Tatjana Vassilejeva arrive ensuite sur scène, souriante, resplendissante, dan sune robe impressionnante, façonnée de façon à imiter et épouser parfaitement son instrument. Avant même d’avoir joué, sa beauté et son élégance fascinent l’auditoire, son talent achèvera ensuite de nous envouter. Alors qu’elle pose les premières notes on la sent rapidement très habitée, à tel point que l’on a le sentiment d’une dramatisation forcée et excessive. Toutefois il faut reconnaitre que la tâche n’est pas facile, en effet, dans ce concerto de Robert Schumann le violoncelliste livre un combat virtuose, tant avec lui-même qu’avec cette puissance collective forte et résonnante qu’est l’orchestre. La poésie, la douceur et la rondeur du son de Tatjana n’’ont toutefois aucun mal à passer et à rivaliser avec cette immensité instrumentale. Dans cette partition, les trois mouvements s’enchainent sans interruption. Si l’on peine à être emportés au début de l’œuvre, l’artiste semble se détendre peu à peu, se libérer et s’épanouir au fil des notes. Son adagio est bouleversant, toutes les couleurs de son instrument ressortent, les notes les plus graves comme les plus aigues sonnent et résonnent avec une rondeur à la fois douce et sensuelle. Petit à petit, elle se délivre du combat, cesse d’être dans la bataille héroïque pour véritablement s’amuser, jouer avec l’orchestre. Ainsi les phrases s’échangent et glissent aisément de l’un à l’autre, l’on sent d’ailleurs une grande complicité entre elle et le chef. Tatjana est souriante, rieuse, elle semble plaisanter, taquiner la musique, un ravissement tant pour les yeux que pour les oreilles. Le combat devient un jeu subtil, presque enfantin, aussi elle aborde le troisième mouvement, un Vivace avec une aisance presque insolente, tout parait facile entre les mains de cette violoncelliste. Le drame, la passion, la mélancolie, le charme, la douceur, Tatjana esquisse sur sa toile les plus belles couleurs de son instrument, subjuguant littéralement l’auditoire exigeant de la salle Pleyel. A peine eut elle posé la dernière note que des » bravo » fusèrent et des applaudissements tonitruants explosèrent.
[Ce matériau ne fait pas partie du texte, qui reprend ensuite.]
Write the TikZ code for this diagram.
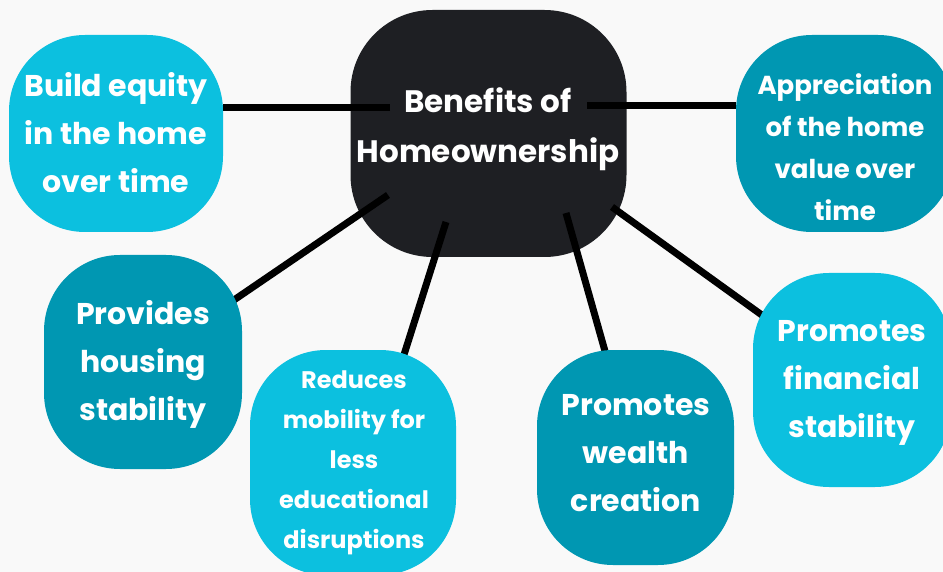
\documentclass[tikz,border=0pt]{standalone}
\usepackage{fontspec}
\setmainfont{Poppins}
\usetikzlibrary{calc}
\definecolor{bgc}{HTML}{F9F9F9}
\definecolor{lightc}{HTML}{0CC0DF}
\definecolor{tealc}{HTML}{0097B2}
\definecolor{darkc}{HTML}{1E1F23}
\pgfdeclarelayer{back}
\pgfdeclarelayer{mid}
\pgfsetlayers{back,mid,main}
\begin{document}
\begin{tikzpicture}[x=1pt,y=-1pt,
  box/.style={rounded corners=76pt, inner sep=0pt},
  lbox/.style={box, fill=lightc},
  tbox/.style={box, fill=tealc},
  txt/.style={text=white, align=center, inner sep=0pt},
  big/.style={font=\bfseries\fontsize{30}{48}\selectfont},
  link/.style={line width=7pt, draw=black}]
\useasboundingbox (0,0) rectangle (943,572);
\begin{pgfonlayer}{back}
\fill[bgc] (0,0) rectangle (943,572);
\node[box, fill=darkc, minimum width=276pt, minimum height=247pt, rounded corners=82pt] (c) at (488.5,133.5) {};
\end{pgfonlayer}
\node[lbox, minimum width=214pt, minimum height=197pt] (e) at (116,133.5) {};
\node[tbox, minimum width=218pt, minimum height=197pt] (a) at (845,133.5) {};
\node[tbox, minimum width=198pt, minimum height=214pt] (p) at (143,362) {};
\node[lbox, minimum width=206pt, minimum height=225pt] (r) at (353,462.5) {};
\node[tbox, minimum width=197pt, minimum height=215pt] (w) at (635.5,457.5) {};
\node[lbox, minimum width=198pt, minimum height=214pt] (f) at (852,380) {};

\node[txt, font=\bfseries\fontsize{31}{50}\selectfont] (ct) at (488,129) {Benefits of\\Homeownership};
\node[txt, big] (et) at (116,133) {Build equity\\in the home\\over time};
\node[txt, font=\bfseries\fontsize{26}{42}\selectfont] (at) at (845,147) {Appreciation\\of the home\\value over\\time};
\node[txt, big] (pt) at (143,364) {Provides\\housing\\stability};
\node[txt, font=\bfseries\fontsize{24}{40}\selectfont] (rt) at (354,463) {Reduces\\mobility for\\less\\educational\\disruptions};
\node[txt, big] (wt) at (636,453) {Promotes\\wealth\\creation};
\node[txt, big] (ft) at (852,383) {Promotes\\financial\\stability};

\coordinate (c1) at (390,108);
\coordinate (c2) at (587,106);
\coordinate (c3) at (388,195);
\coordinate (c4) at (446,222);
\coordinate (c5) at (566,213);
\coordinate (c6) at (612,207);
\begin{pgfonlayer}{mid}
\draw[link] (c1) -- (e.east |- c1);
\draw[link] (c2) -- (a.west |- c2);
\draw[link] (c3) -- (p.center);
\draw[link, shorten >=-12pt] (c4) -- (r.65);
\draw[link, shorten >=-12pt] (c5) -- (w.106);
\draw[link] (c6) -- (f.center);
\end{pgfonlayer}
\end{tikzpicture}
\end{document}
Après l’entracte, place à la symphonie du nouveau monde, chef d’œuvre d’Anton Dvorak. Encore une fois Yoel Levi ménage et multiplie les effets de suspense, prenant soin de marquer chaque silence, d’exagérer chaque nuance. Le chef prend d’énormes risques qui s’ils surprennent parfois, permettent de mettre en valeur chaque timbre, chaque instrument pleinement. Ainsi, chaque intervention est soigneusement posée, précautionneusement amenée pour mieux rendre sonores toutes les impressions ressenties par le compositeur lorsqu’il découvre le Nouveau Monde, les États-Unis, en 1892-1895. Dans le deuxième mouvement ou se mêlent à la fois sérénité et obscurité, le cor anglais vient résonner, calme, candide, et inquiet à la fois. Ces oppositions qui caractérisent l’œuvre sont dans chacun des mouvements, littéralement magnifiées. Yoel Levi instaure dans toute l’œuvre beaucoup d’élan et met en valeur l’action au sens théâtral du terme. L’intensité dramatique de la pièce est à son comble, le chef a su, là encore faire ressortir toute la dualité de cette pièce. Ainsi, l’on oscille en permanence entre paisible quiétude, émerveillement face au nouveau monde, évocation de la grandeur, de la splendeur, et tourment, inquiétude, peur de l’inconnu. Là encore, à peine la dernière note fut elle posée que retentit salle Pleyel un tonnerre d’applaudissements. L’orchestre comme le chef est ovationné, le public est galvanisé et ne veut cesser d’applaudir. Pour preuve de cet immense succès, l’orchestre interprétera par la suite trois bis.